5 passed, 1 warning in ~90s

Migration Test Output:

🔄 Testing knnVector → vectorSearch Migration...
📝 Step 1a: Creating legacy knnVector index using old format...
✅ Legacy knnVector index creation initiated
⏳ Step 1b: Waiting for legacy index to be ready...
✅ Verified legacy knnVector index structure (old format confirmed)
📥 Step 2: Inserting test data...
✅ Test data inserted (3 vectors)
🔧 Step 3: Initializing MongoDB class (should trigger auto-healing)...
✅ MongoDB class initialized
🔍 Step 4: Verifying index migration...
✅ Index successfully migrated to vectorSearch format (fields array with vector type)
💾 Step 5: Verifying data preservation...
✅ All data preserved during migration
🔎 Step 6: Verifying search functionality with migrated index...
✅ Search works correctly with migrated index
✅ Filtered search works correctly
✅ Migration test completed successfully!

Test Infrastructure

  • Uses testcontainers library for Docker container management
  • Custom AtlasContainer wrapper for MongoDB Atlas Local
  • Explicit readiness checks (ping-based, not log-based)
  • Proper cleanup and teardown

How Has This Been Tested?

✅ Integration Tests (NEW)

  • 5 comprehensive integration tests that verify $vectorSearch functionality and migration
  • Tests run against MongoDB Atlas Local containers
  • Full CRUD lifecycle testing
  • Edge case testing (empty results, non-existent IDs, empty filters, etc.)
  • Reset functionality verification
  • Migration test: Verifies automatic knnVectorvectorSearch migration with data preservation

✅ Existing Unit Tests

  • All existing unit tests continue to pass
  • Updated unit tests to match new vectorSearch index format
  • No breaking changes to public API

✅ Manual Testing

  • Verified $vectorSearch pipeline works correctly
  • Tested index creation and management
  • Confirmed automatic migration works with legacy indexes

Migration Guide

For Existing Users

No API changes - The public interface remains identical. Migration is automatic and zero-downtime:

  1. Automatic Index Migration: Existing collections with legacy knnVector indexes are automatically detected and migrated

    # Simply initialize - auto-healing happens automatically
    vector_store = MongoDB(
        db_name="mem0",
        collection_name="my_vectors",
        embedding_model_dims=1536,
        mongo_uri="mongodb://..."
    )
    # Legacy index detected → dropped → recreated with vectorSearch
    # Your data remains intact!

    What happens:

    • On initialization, create_col() inspects existing indexes
    • If legacy knnVector detected (checks old mappings structure), it drops only the index (preserving data)
    • Waits for index deletion to complete (prevents conflicts)
    • Recreates with modern vectorSearch configuration
    • Waits for new index to become queryable (if wait_for_index_ready=True)
    • No manual intervention needed - all data preserved
  2. MongoDB Version: Requires MongoDB Atlas or MongoDB Atlas Local (standard MongoDB doesn't support $vectorSearch)

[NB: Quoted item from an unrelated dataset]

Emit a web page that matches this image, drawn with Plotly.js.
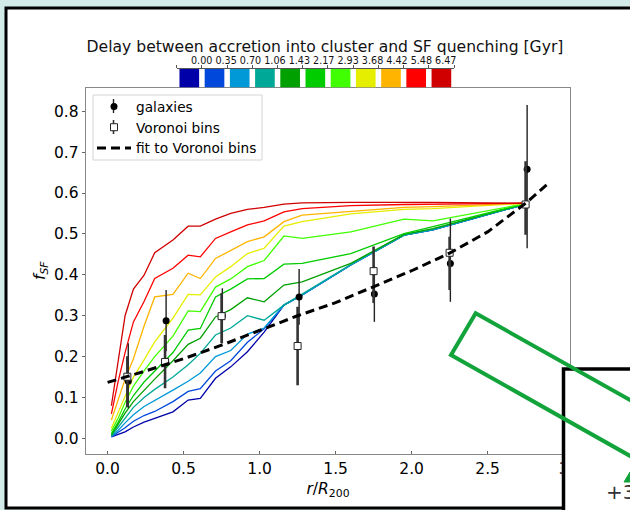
<!DOCTYPE html>
<html>
<head>
<meta charset="utf-8">
<script src="https://cdn.plot.ly/plotly-3.0.1.min.js"></script>
<style>
  html, body { margin: 0; padding: 0; background: #d3ebe8; }
  #chart { width: 630px; height: 510px; }
</style>
</head>
<body>
<div id="chart"></div>
<script>
// Delay values (Gyr) labelling each model curve
const delayLabels = ['0.00', '0.35', '0.70', '1.06', '1.43', '2.17', '2.93', '3.68', '4.42', '5.48', '6.47'];
const delayColors = ['#0000a8', '#0048dc', '#0099d8', '#00a898', '#00a000', '#00cc00', '#40ff00', '#e6ee00', '#ffb400', '#ff0000', '#d00000'];

// Radial grid of the model curves (r / R200)
const modelR = [0.025, 0.07, 0.115, 0.17, 0.24, 0.31, 0.43, 0.53, 0.61, 0.71, 0.81, 0.92, 1.03, 1.16, 1.28, 1.6, 1.95, 2.14, 2.75];

// Predicted star-forming fraction for each delay
const model000 = [0.004, 0.010, 0.016, 0.028, 0.040, 0.049, 0.065, 0.094, 0.098, 0.147, 0.175, 0.212, 0.260, 0.326, 0.351, 0.424, 0.497, 0.510, 0.573];
const model035 = [0.004, 0.014, 0.026, 0.042, 0.056, 0.066, 0.090, 0.115, 0.122, 0.165, 0.190, 0.235, 0.268, 0.326, 0.351, 0.424, 0.497, 0.510, 0.573];
const model070 = [0.005, 0.020, 0.038, 0.058, 0.078, 0.092, 0.118, 0.140, 0.160, 0.200, 0.215, 0.255, 0.270, 0.326, 0.351, 0.424, 0.497, 0.510, 0.573];
const model106 = [0.006, 0.028, 0.052, 0.076, 0.100, 0.120, 0.150, 0.180, 0.208, 0.253, 0.270, 0.300, 0.289, 0.326, 0.353, 0.425, 0.497, 0.511, 0.573];
const model143 = [0.008, 0.034, 0.062, 0.090, 0.118, 0.145, 0.190, 0.230, 0.245, 0.297, 0.315, 0.344, 0.334, 0.375, 0.383, 0.428, 0.499, 0.513, 0.574];
const model217 = [0.012, 0.040, 0.072, 0.105, 0.138, 0.165, 0.210, 0.265, 0.269, 0.346, 0.365, 0.390, 0.391, 0.426, 0.428, 0.452, 0.501, 0.518, 0.574];
const model293 = [0.018, 0.050, 0.088, 0.128, 0.165, 0.200, 0.250, 0.312, 0.310, 0.370, 0.390, 0.420, 0.435, 0.495, 0.489, 0.505, 0.536, 0.532, 0.574];
const model368 = [0.025, 0.065, 0.105, 0.150, 0.192, 0.236, 0.294, 0.352, 0.351, 0.395, 0.420, 0.452, 0.465, 0.519, 0.530, 0.549, 0.560, 0.562, 0.575];
const model442 = [0.045, 0.095, 0.145, 0.195, 0.275, 0.346, 0.352, 0.404, 0.391, 0.440, 0.460, 0.481, 0.493, 0.530, 0.546, 0.555, 0.565, 0.567, 0.575];
const model548 = [0.060, 0.140, 0.210, 0.285, 0.335, 0.391, 0.416, 0.448, 0.444, 0.489, 0.505, 0.522, 0.532, 0.554, 0.562, 0.569, 0.572, 0.573, 0.575];
const model647 = [0.080, 0.192, 0.300, 0.365, 0.399, 0.454, 0.485, 0.519, 0.519, 0.536, 0.550, 0.560, 0.565, 0.573, 0.576, 0.577, 0.577, 0.577, 0.575];
const modelCurves = [model000, model035, model070, model106, model143, model217, model293, model368, model442, model548, model647];

// Observed galaxies
const galR = [0.136, 0.385, 0.755, 1.26, 1.755, 2.255, 2.76];
const galF = [0.140, 0.288, 0.300, 0.346, 0.353, 0.428, 0.658];
const galErrUp = [0.093, 0.075, 0.067, 0.068, 0.068, 0.110, 0.157];
const galErrDown = [0.066, 0.075, 0.067, 0.068, 0.068, 0.094, 0.193];

// Voronoi-binned fractions
const vorR = [0.13, 0.378, 0.75, 1.25, 1.75, 2.25, 2.75];
const vorF = [0.151, 0.187, 0.299, 0.226, 0.409, 0.454, 0.572];
const vorErrUp = [0.050, 0.066, 0.056, 0.096, 0.060, 0.039, 0.106];
const vorErrDown = [0.074, 0.064, 0.066, 0.096, 0.078, 0.091, 0.074];

// Fit to the Voronoi bins
const fitR = [0.0, 0.25, 0.5, 0.75, 1.0, 1.25, 1.5, 1.75, 2.0, 2.25, 2.5, 2.75, 2.9];
const fitF = [0.137, 0.165, 0.195, 0.228, 0.264, 0.300, 0.332, 0.370, 0.410, 0.453, 0.505, 0.575, 0.624];

const traces = [];
modelCurves.forEach((curve, i) => {
  traces.push({
    type: 'scatter', mode: 'lines', x: modelR, y: curve,
    line: { color: delayColors[i], width: 1.3 },
    showlegend: false, hoverinfo: 'skip'
  });
});

traces.push({
  type: 'scatter', mode: 'markers', name: 'galaxies', x: galR, y: galF,
  marker: { color: 'black', size: 7, symbol: 'circle' },
  error_y: { type: 'data', symmetric: false, array: galErrUp, arrayminus: galErrDown, thickness: 1.4, width: 0, color: '#222' }
});
traces.push({
  type: 'scatter', mode: 'markers', name: 'Voronoi bins', x: vorR, y: vorF,
  marker: { color: 'white', size: 7, symbol: 'square', line: { color: '#222', width: 1 } },
  error_y: { type: 'data', symmetric: false, array: vorErrUp, arrayminus: vorErrDown, thickness: 2.6, width: 0, color: '#333' }
});
traces.push({
  type: 'scatter', mode: 'lines', name: 'fit to Voronoi bins', x: fitR, y: fitF,
  line: { color: 'black', width: 3, dash: '9px,5px' }
});

// Colour key for the delay values
traces.push({
  type: 'bar', x: delayLabels.map((_, i) => i), y: delayLabels.map(() => 1),
  xaxis: 'x2', yaxis: 'y2', width: 0.78,
  marker: { color: delayColors, line: { width: 0 } },
  showlegend: false, hoverinfo: 'skip'
});

const W = 630, H = 510;
const px = v => v / W;
const py = v => 1 - v / H;

// legend frame and the error-bar strokes behind its markers
const legendBox = { x0: 93, x1: 262, y0: 95, y1: 160 };
const legendRows = [106, 127];

const layout = {
  width: W, height: H,
  margin: { l: 0, r: 0, t: 0, b: 0 },
  paper_bgcolor: '#d3ebe8',
  plot_bgcolor: 'rgba(0,0,0,0)',
  font: { family: 'DejaVu Sans, sans-serif', color: 'black', size: 15.5 },
  title: {
    text: 'Delay between accretion into cluster and SF quenching [Gyr]',
    font: { size: 15.6, color: '#111' },
    x: px(325), xanchor: 'center', xref: 'paper',
    y: py(47), yanchor: 'middle', yref: 'paper'
  },
  showlegend: true,
  legend: {
    x: px(92), y: py(91), xanchor: 'left', yanchor: 'top',
    bgcolor: 'rgba(0,0,0,0)', borderwidth: 0,
    font: { size: 13.7 }, tracegroupgap: 0, itemwidth: 34
  },
  xaxis: {
    domain: [px(85.7), px(570.3)], range: [-0.144, 3.044],
    tickvals: [0, 0.5, 1, 1.5, 2, 2.5, 3], ticktext: ['0.0', '0.5', '1.0', '1.5', '2.0', '2.5', '3'],
    ticks: 'inside', ticklen: 3, tickcolor: '#666',
    showline: true, linecolor: '#888', linewidth: 1, mirror: true,
    showgrid: false, zeroline: false,
    title: { text: '<i>r</i>/<i>R</i><sub>200</sub>', font: { size: 15.5 }, standoff: 6 }
  },
  yaxis: {
    domain: [py(454), py(87.5)], range: [-0.038, 0.858],
    tickvals: [0, 0.1, 0.2, 0.3, 0.4, 0.5, 0.6, 0.7, 0.8], tickformat: '.1f',
    ticks: 'outside', ticklen: 3, tickcolor: '#666',
    showline: true, linecolor: '#888', linewidth: 1, mirror: true,
    showgrid: false, zeroline: false,
    title: { text: '<i>f</i><sub><i>SF</i></sub>', font: { size: 15.5 }, standoff: 4 }
  },
  xaxis2: {
    domain: [px(176.7), px(454)], range: [-0.5, 10.5], anchor: 'y2', side: 'top',
    showline: true, linecolor: '#555', linewidth: 1,
    tickvals: [-0.5, 0.5, 1.5, 2.5, 3.5, 4.5, 5.5, 6.5, 7.5, 8.5, 9.5, 10.5],
    ticks: 'outside', ticklen: 3, tickcolor: '#555', showticklabels: false,
    showgrid: false, zeroline: false, fixedrange: true
  },
  yaxis2: {
    domain: [py(87.5), py(69)], range: [0, 1], anchor: 'x2',
    visible: false, fixedrange: true
  },
  annotations: [
    {
      text: delayLabels.join(' '), xref: 'paper', yref: 'paper',
      x: px(323), y: py(60), xanchor: 'center', yanchor: 'middle',
      showarrow: false, font: { size: 9.6, color: '#111' }
    },
    {
      text: '+3', xref: 'paper', yref: 'paper', x: px(604), y: py(492),
      xanchor: 'left', yanchor: 'middle', showarrow: false,
      font: { size: 20, color: '#333' }
    }
  ],
  shapes: [
    // main white panel
    { type: 'rect', xref: 'paper', yref: 'paper', layer: 'below',
      x0: px(6), x1: px(700), y0: py(8), y1: py(508),
      fillcolor: 'white', line: { color: 'black', width: 3 } },
    // legend frame
    { type: 'rect', xref: 'paper', yref: 'paper', layer: 'above',
      x0: px(legendBox.x0), x1: px(legendBox.x1), y0: py(legendBox.y0), y1: py(legendBox.y1),
      fillcolor: 'white', line: { color: '#d4d4d4', width: 1 } },
    // error-bar strokes in the legend
    { type: 'line', xref: 'paper', yref: 'paper', layer: 'above',
      x0: px(113.5), x1: px(113.5), y0: py(legendRows[0] - 7), y1: py(legendRows[0] + 7),
      line: { color: '#222', width: 1.4 } },
    { type: 'line', xref: 'paper', yref: 'paper', layer: 'above',
      x0: px(113.5), x1: px(113.5), y0: py(legendRows[1] - 7), y1: py(legendRows[1] + 7),
      line: { color: '#333', width: 1.6 } },
    // overlapping panel at lower right
    { type: 'rect', xref: 'paper', yref: 'paper', layer: 'above',
      x0: px(563.5), x1: px(700), y0: py(369), y1: py(560),
      fillcolor: 'white', line: { color: 'black', width: 3.5 } },
    // tilted green frame
    { type: 'path', xref: 'paper', yref: 'paper', layer: 'above',
      path: `M ${px(475.7)},${py(313.3)} L ${px(760)},${py(473)} L ${px(735)},${py(515)} L ${px(451)},${py(355)} Z`,
      fillcolor: 'rgba(0,0,0,0)', line: { color: '#12a33a', width: 4 } },
    { type: 'path', xref: 'paper', yref: 'paper', layer: 'above',
      path: `M ${px(624)},${py(482)} L ${px(630)},${py(472)} L ${px(630)},${py(482)} Z`,
      fillcolor: '#12a33a', line: { color: '#12a33a', width: 1 } }
  ]
};

Plotly.newPlot('chart', traces, layout, { displayModeBar: false, staticPlot: true });
</script>
</body>
</html>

  3. Manual Reset (Optional): If you prefer to start fresh, reset() is still available but no longer required for migration


Technical Details

$vectorSearch Pipeline Structure

The search method now uses this aggregation pipeline:

pipeline = [
    {
        "$vectorSearch": {
            "index": self.index_name,
            "limit": limit,
            "numCandidates": limit * 20,  # Improved accuracy
            "queryVector": vectors,
            "path": "embedding",
        }
    },
    {"$set": {"score": {"$meta": "vectorSearchScore"}}},  # Extract similarity score
    {"$project": {"embedding": 0}},  # Exclude vectors from results
]

If filters are provided, a $match stage is inserted after $vectorSearch:

pipeline.insert(1, {"$match": {"$and": filter_conditions}})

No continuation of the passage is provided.